Imigrantes mudam rotina e paisagem de Guaianases
Bairro no extremo da zona leste de São Paulo concentra haitianos e nigerianos
Informalidade e preços baixos são atrativos para estrangeiros; região tem cultos e folhetos em inglês, francês e crioulo
A haitiana Roselina Joachin, 40, entra em uma LAN house em Guaianases, extremo da zona leste paulistana. Fecha o guarda-chuva e caminha até o caixa.
"Preciso ligar para minha filha. Ela está chorando, ela está chorando. Deixa eu ligar para minha filhinha", pede, num português enrolado. "Só tenho dois reais", diz, e mostra as moedas, nervosa.
"Pode ligar. Se falar três minutos, vai ficar devendo um real", responde o nigeriano Victor Chukwuebulka, 31, em português também com forte sotaque, mas muito mais compreensível.
A cena de um africano e uma haitiana conversando em português é cada vez mais comum por ali.
Os estrangeiros deixam áreas do centro, aonde chegam primeiro, e vão viver no bairro da periferia em sobradinhos sem reboco.
Assim como a Mooca se tornou um reduto de imigrantes italianos, o Bom Retiro, de judeus, e a Liberdade, de orientais, Guaianases –historicamente morada de nordestinos– é hoje o bairro de africanos e haitianos.
Quem anda pelas ruas estreitas logo nota os estrangeiros: na feira, nas igrejas, na estação de trem. Haitianos falam francês e crioulo. Nigerianos, inglês ou algum dos 250 dialetos do país.
A paisagem de Guaianases acompanha a transformação da área em bairro imigrante. Surgem bares de música africana, restaurantes típicos, cultos em inglês e crioulo. Aos sábados, o campo de várzea recebe uma partida de haitianos contra nigerianos.
ALUGUEL E COMUNIDADE
Houve duas ondas de estrangeiros na região. Uma de refugiados nigerianos, de seis anos para cá. E outra de haitianos, que há um ano começaram a "invadir" o bairro.
Uma das explicações para o deslocamento de imigrantes à região é econômica. A outra, comportamental.
Alugar uma casa em Guaianases é mais fácil e barato que em outros lugares. Não se exige fiador, seguro ou comprovante de renda.
A haitiana Roselina, por exemplo, chegou a São Paulo há cerca de um ano. Pagava R$ 600 em um quarto no Glicério. Em Guaianases, desembolsa os mesmos R$ 600, mas numa casa de dois quartos e cozinha. Divide o aluguel com um amigo e o irmão.
O boca a boca também contribui para o fluxo de imigrantes. "Você chega e quer ficar perto de pessoas conhecidas", conta o haitiano Alcius Jorcely, que chegou a São Paulo em 2014, vindo do Acre de ônibus.

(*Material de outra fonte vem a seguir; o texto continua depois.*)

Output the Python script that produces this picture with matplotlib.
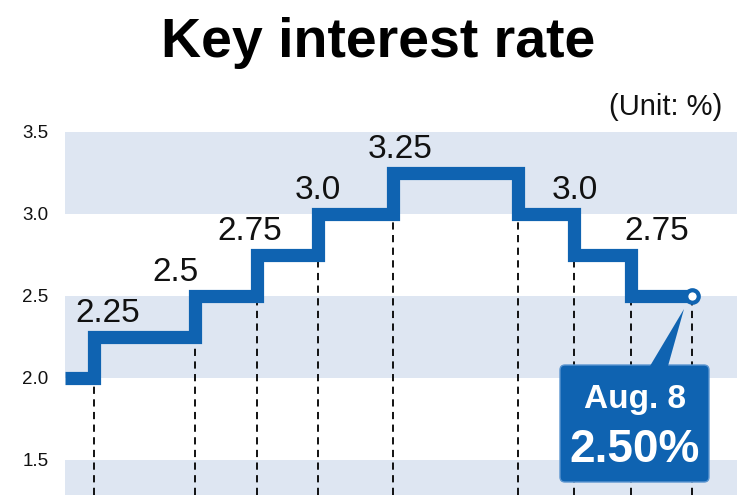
import matplotlib.pyplot as plt
from matplotlib.patches import FancyBboxPatch, Polygon

# step change points (relative position along the time axis) and rate after each change
change_x = [0, 29, 130, 192, 253, 328, 453, 509, 566]
rates = [2.0, 2.25, 2.5, 2.75, 3.0, 3.25, 3.0, 2.75, 2.5]
end_x = 627

label_text = ["2.25", "2.5", "2.75", "3.0", "3.25", "3.0", "2.75"]
ytick_vals = [1.5, 2.0, 2.5, 3.0, 3.5]
ytick_text = ["1.5", "2.0", "2.5", "3.0", "3.5"]

blue = "#0f63b1"
band = "#dee6f2"

plt.rcParams['font.family'] = ['Liberation Sans', 'DejaVu Sans']

fig = plt.figure(figsize=(7.5, 4.95), dpi=100)
ax = fig.add_axes([65 / 750, 0, 672 / 750, 363 / 495])
ymin = 3.5 - 363 / 164
ax.set_xlim(0, 672)
ax.set_ylim(ymin, 3.5)

# horizontal bands
for lo in [1.0, 2.0, 3.0]:
    ax.axhspan(lo, lo + 0.5, color=band, lw=0, zorder=0)

xs = change_x + [end_x]
ys = rates + [rates[-1]]
ax.step(xs, ys, where='post', color=blue, lw=9.5, solid_joinstyle='miter',
        solid_capstyle='butt', zorder=3)

# dashed drop lines from each change
for i in range(1, len(change_x)):
    low = min(rates[i - 1], rates[i])
    ax.plot([change_x[i], change_x[i]], [ymin, low], color='black', lw=1.3,
            ls=(0, (4, 3)), zorder=2)
ax.plot([end_x, end_x], [ymin, rates[-1]], color='black', lw=1.3,
        ls=(0, (4, 3)), zorder=2)

# end marker
ax.plot([end_x], [rates[-1]], marker='o', ms=9, mfc='white', mec=blue,
        mew=3, zorder=5)

# value labels above each level
label_x = [43, 111, 185, 253, 335, 510, 592]
for lx, txt, val in zip(label_x, label_text, rates[1:8]):
    ax.annotate(txt, (lx, val), xytext=(0, 11), textcoords='offset points',
                ha='center', va='baseline', fontsize=24, color='#111111', zorder=4)

# callout box
def ypx(p):
    return 3.5 - (p - 132) / 164

box = FancyBboxPatch((495, ypx(482)), 149, ypx(365) - ypx(482),
                     boxstyle="round,pad=0,rounding_size=5", mutation_aspect=1 / 164,
                     fc=blue, ec='#5b95d0', lw=1, zorder=6)
ax.add_patch(box)
tri = Polygon([(585, ypx(366)), (603, ypx(366)), (end_x - 8, ypx(309))],
              closed=True, fc=blue, ec='none', zorder=6)
ax.add_patch(tri)
ax.text(570, ypx(408), "Aug. 8", ha='center', va='baseline', color='white',
        fontsize=24, fontweight='bold', zorder=7)
ax.text(570, ypx(462), "2.50%", ha='center', va='baseline', color='white',
        fontsize=33, fontweight='bold', zorder=7)

ax.set_xticks([])
ax.set_yticks(ytick_vals)
ax.set_yticklabels(ytick_text, fontsize=13.5, color='#111111')
ax.tick_params(axis='y', length=0, pad=12)
for s in ax.spines.values():
    s.set_visible(False)
ax.patch.set_alpha(0)

fig.text(378 / 750, 1 - 57 / 495, "Key interest rate", ha='center', va='baseline',
         fontsize=40, fontweight='bold')
fig.text(722 / 750, 1 - 115 / 495, "(Unit: %)", ha='right', va='baseline',
         fontsize=21, color='#111111')

fig.savefig("out.png", dpi=100)
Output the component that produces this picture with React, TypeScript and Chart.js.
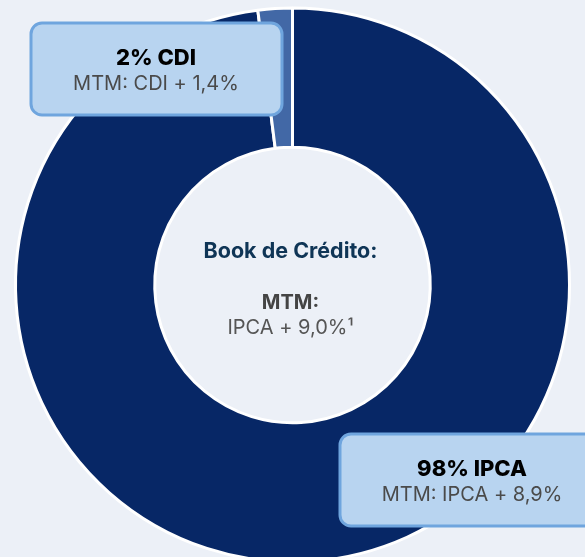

Segundo Marcelo Haydu, 37, do Adus (Instituto de Reintegração do Refugiado - Brasil), a interação em Guaianases é "sensacional", mas fato raro na capital. Em albergues de imigrantes, conta, há rixa entre haitianos e africanos.
Brasileiros aprovam a chegada dos estrangeiros ao bairro. "Vim de longe, acho que no mundo não deve existir barreiras", diz o pernambucano Pedro Nascimento, 45.
A convivência, porém, nem sempre é harmônica. Jorcely diz não gostar muito dali e que conterrâneos estão sendo roubados. "Haitiano gosta de andar com dinheiro", diz.